### RECORD LIST

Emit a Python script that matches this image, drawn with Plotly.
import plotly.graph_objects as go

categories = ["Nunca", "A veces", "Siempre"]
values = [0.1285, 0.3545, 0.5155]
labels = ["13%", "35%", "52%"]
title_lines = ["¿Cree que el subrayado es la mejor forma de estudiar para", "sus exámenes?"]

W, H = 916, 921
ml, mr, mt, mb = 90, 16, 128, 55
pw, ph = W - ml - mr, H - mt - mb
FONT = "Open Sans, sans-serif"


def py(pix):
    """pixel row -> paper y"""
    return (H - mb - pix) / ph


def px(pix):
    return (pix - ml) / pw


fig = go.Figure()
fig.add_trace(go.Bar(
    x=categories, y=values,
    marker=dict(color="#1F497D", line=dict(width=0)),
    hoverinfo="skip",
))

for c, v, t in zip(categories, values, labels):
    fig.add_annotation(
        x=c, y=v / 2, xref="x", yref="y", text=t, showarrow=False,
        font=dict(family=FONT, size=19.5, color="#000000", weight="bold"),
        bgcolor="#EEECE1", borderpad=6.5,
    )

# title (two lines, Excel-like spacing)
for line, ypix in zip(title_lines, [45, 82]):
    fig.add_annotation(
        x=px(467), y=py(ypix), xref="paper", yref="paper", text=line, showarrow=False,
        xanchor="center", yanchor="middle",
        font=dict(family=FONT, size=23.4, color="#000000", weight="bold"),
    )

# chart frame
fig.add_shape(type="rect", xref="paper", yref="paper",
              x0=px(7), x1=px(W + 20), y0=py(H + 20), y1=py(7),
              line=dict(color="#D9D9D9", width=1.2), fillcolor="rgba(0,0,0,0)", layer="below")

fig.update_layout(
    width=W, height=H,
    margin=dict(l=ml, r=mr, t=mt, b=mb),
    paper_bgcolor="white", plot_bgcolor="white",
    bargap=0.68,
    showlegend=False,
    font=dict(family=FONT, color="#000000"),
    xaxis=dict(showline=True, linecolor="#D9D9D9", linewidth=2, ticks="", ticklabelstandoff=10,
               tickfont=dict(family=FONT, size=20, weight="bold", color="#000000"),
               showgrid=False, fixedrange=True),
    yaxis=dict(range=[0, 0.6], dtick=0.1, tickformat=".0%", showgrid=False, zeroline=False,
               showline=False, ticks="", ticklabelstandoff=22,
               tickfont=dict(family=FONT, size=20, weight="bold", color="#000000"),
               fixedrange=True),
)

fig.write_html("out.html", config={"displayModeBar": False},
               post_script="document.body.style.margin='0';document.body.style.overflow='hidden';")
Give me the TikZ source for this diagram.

######

TASK OBJECTIVE
Go through the listing above and pull out each line containing the word "this".

WRITTEN RESPONSE
Emit a Python script that matches this image, drawn with Plotly.
Give me the TikZ source for this diagram.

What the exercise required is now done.